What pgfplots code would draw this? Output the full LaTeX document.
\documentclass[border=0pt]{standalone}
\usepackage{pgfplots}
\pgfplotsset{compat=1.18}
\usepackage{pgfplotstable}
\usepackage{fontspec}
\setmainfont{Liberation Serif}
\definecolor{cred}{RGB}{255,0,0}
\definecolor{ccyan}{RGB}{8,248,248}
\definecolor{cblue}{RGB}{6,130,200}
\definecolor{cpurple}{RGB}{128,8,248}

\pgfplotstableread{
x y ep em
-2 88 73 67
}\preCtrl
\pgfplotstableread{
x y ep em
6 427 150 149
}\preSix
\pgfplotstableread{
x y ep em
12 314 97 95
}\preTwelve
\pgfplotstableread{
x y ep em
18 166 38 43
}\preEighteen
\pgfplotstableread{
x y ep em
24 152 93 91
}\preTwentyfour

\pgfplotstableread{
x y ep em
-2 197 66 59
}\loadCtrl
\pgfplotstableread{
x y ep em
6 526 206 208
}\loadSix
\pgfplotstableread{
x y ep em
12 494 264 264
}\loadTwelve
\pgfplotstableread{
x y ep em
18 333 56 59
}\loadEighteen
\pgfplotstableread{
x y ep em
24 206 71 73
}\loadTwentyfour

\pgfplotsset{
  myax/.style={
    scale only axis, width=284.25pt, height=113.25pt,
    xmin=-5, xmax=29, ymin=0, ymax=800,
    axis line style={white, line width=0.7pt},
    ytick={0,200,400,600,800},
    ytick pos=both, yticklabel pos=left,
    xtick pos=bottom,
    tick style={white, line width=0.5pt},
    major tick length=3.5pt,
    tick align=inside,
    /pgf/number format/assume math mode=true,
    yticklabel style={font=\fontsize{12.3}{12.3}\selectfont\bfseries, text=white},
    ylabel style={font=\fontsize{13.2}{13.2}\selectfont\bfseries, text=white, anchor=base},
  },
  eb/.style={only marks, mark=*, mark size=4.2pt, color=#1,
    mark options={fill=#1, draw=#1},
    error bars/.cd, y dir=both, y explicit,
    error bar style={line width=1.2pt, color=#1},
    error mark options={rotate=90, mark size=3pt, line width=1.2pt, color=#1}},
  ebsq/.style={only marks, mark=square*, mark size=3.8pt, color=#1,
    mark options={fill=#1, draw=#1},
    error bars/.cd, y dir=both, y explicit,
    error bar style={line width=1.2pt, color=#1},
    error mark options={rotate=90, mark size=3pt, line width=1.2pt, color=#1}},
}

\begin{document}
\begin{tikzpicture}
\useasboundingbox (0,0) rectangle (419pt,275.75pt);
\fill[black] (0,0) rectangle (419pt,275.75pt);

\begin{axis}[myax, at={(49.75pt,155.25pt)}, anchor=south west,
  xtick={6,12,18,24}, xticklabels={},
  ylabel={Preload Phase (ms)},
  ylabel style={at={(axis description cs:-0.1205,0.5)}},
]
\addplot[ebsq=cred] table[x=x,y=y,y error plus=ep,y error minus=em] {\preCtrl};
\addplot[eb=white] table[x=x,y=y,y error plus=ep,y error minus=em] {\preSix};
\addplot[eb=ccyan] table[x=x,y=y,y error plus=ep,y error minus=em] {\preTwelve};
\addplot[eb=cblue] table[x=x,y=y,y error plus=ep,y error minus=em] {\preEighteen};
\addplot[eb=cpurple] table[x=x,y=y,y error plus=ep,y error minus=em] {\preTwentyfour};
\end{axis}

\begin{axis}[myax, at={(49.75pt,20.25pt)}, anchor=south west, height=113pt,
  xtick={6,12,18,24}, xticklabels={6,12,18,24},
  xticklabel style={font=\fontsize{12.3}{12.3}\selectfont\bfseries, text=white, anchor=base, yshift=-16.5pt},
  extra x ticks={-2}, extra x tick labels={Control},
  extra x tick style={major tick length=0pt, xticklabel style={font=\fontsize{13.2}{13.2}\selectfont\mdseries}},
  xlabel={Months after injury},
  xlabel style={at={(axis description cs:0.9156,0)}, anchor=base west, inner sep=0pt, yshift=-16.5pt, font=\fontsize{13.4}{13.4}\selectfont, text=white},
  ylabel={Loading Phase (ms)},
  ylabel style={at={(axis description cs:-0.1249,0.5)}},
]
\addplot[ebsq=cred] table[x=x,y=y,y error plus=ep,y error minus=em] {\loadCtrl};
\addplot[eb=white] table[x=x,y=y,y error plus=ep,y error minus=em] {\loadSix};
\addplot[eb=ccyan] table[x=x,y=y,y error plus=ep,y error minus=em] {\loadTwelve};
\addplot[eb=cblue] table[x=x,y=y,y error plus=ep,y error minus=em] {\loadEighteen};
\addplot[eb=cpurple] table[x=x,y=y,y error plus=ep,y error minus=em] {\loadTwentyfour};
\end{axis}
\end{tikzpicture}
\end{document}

◇ ◇ ◇ ◇ ◇

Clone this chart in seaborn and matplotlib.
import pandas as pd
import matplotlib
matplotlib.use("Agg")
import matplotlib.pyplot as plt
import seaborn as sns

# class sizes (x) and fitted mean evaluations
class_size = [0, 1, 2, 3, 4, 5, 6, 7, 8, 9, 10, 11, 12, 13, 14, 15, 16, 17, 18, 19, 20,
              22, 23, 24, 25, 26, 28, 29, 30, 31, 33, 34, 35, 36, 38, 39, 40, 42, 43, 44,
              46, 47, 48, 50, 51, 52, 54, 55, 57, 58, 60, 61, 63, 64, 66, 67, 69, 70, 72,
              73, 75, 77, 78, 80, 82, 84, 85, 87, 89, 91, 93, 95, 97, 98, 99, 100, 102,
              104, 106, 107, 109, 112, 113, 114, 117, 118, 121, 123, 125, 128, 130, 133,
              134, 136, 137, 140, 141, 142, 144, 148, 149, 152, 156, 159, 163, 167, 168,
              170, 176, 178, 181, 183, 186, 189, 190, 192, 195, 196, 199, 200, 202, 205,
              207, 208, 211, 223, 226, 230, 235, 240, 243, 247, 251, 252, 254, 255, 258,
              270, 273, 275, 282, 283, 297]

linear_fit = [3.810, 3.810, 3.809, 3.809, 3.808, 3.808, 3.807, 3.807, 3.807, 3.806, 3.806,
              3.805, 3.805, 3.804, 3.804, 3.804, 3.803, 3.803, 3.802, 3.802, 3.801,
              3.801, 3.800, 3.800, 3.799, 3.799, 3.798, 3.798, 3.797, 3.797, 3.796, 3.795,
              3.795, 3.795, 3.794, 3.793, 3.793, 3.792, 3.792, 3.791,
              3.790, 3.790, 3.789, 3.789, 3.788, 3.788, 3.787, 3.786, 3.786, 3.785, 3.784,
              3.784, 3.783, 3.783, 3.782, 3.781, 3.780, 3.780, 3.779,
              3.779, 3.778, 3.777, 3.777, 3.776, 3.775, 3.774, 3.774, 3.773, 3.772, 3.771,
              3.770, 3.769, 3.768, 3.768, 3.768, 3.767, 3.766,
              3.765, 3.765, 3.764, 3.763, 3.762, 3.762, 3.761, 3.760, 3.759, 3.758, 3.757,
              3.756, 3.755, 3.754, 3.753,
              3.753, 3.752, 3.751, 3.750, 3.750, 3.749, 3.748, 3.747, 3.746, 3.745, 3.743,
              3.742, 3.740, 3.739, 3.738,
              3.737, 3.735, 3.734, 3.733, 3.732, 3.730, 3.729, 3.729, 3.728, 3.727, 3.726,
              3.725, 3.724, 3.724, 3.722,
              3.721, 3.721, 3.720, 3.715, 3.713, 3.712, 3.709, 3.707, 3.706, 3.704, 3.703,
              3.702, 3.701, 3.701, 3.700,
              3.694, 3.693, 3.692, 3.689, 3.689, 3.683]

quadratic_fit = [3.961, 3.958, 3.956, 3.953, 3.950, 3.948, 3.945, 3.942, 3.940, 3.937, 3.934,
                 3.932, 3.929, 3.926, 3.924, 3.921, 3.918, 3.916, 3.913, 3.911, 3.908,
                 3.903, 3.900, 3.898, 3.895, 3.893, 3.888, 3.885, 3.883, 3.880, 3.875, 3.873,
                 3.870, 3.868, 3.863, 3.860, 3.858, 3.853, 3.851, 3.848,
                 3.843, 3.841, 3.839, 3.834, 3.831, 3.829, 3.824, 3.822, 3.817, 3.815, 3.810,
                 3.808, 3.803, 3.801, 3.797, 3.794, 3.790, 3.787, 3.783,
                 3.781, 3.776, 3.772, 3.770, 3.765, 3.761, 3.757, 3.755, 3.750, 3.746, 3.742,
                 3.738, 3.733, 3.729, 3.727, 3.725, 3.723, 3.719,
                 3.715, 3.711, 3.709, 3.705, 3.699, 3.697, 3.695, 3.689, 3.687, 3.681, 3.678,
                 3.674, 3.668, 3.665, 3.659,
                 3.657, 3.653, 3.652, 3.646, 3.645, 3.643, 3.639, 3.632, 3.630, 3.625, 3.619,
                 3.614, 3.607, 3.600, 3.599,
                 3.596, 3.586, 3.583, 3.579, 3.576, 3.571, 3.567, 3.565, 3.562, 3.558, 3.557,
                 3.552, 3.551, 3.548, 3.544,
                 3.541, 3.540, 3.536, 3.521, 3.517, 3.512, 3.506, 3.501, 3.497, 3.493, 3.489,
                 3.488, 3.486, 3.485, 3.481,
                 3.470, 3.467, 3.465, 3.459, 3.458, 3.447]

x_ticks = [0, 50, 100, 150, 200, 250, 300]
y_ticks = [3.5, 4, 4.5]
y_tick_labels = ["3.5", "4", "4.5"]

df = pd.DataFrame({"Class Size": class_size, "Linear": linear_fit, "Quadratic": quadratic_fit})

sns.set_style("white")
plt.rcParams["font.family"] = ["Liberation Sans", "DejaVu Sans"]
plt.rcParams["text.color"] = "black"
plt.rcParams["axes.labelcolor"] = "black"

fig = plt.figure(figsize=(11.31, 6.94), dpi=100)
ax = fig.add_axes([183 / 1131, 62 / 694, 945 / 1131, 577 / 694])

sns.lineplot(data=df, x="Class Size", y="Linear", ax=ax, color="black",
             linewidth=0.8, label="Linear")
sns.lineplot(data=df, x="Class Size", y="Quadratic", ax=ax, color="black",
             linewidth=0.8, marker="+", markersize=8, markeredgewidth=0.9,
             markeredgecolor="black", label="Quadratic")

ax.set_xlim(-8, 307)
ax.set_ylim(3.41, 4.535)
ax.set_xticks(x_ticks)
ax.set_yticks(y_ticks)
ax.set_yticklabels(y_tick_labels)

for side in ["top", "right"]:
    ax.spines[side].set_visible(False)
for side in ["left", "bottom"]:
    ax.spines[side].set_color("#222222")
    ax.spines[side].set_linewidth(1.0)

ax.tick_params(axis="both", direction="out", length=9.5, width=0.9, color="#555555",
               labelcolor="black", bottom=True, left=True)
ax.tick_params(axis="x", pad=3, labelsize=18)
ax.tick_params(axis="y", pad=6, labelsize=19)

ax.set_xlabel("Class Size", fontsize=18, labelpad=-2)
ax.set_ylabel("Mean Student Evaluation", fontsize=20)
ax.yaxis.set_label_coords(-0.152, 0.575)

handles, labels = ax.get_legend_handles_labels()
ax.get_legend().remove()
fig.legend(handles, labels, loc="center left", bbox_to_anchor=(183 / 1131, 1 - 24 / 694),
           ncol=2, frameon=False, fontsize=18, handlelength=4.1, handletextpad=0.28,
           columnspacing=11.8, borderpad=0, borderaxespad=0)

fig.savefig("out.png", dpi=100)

◇ ◇ ◇ ◇ ◇

Extract the lines from the line with "Clone this chart in seaborn and matplotlib." to the line with "270, 273, 275, 282, 283, 297]", inclusive, reproducing them exactly and leaving out every other line.

Finished task -
Clone this chart in seaborn and matplotlib.
import pandas as pd
import matplotlib
matplotlib.use("Agg")
import matplotlib.pyplot as plt
import seaborn as sns

# class sizes (x) and fitted mean evaluations
class_size = [0, 1, 2, 3, 4, 5, 6, 7, 8, 9, 10, 11, 12, 13, 14, 15, 16, 17, 18, 19, 20,
              22, 23, 24, 25, 26, 28, 29, 30, 31, 33, 34, 35, 36, 38, 39, 40, 42, 43, 44,
              46, 47, 48, 50, 51, 52, 54, 55, 57, 58, 60, 61, 63, 64, 66, 67, 69, 70, 72,
              73, 75, 77, 78, 80, 82, 84, 85, 87, 89, 91, 93, 95, 97, 98, 99, 100, 102,
              104, 106, 107, 109, 112, 113, 114, 117, 118, 121, 123, 125, 128, 130, 133,
              134, 136, 137, 140, 141, 142, 144, 148, 149, 152, 156, 159, 163, 167, 168,
              170, 176, 178, 181, 183, 186, 189, 190, 192, 195, 196, 199, 200, 202, 205,
              207, 208, 211, 223, 226, 230, 235, 240, 243, 247, 251, 252, 254, 255, 258,
              270, 273, 275, 282, 283, 297]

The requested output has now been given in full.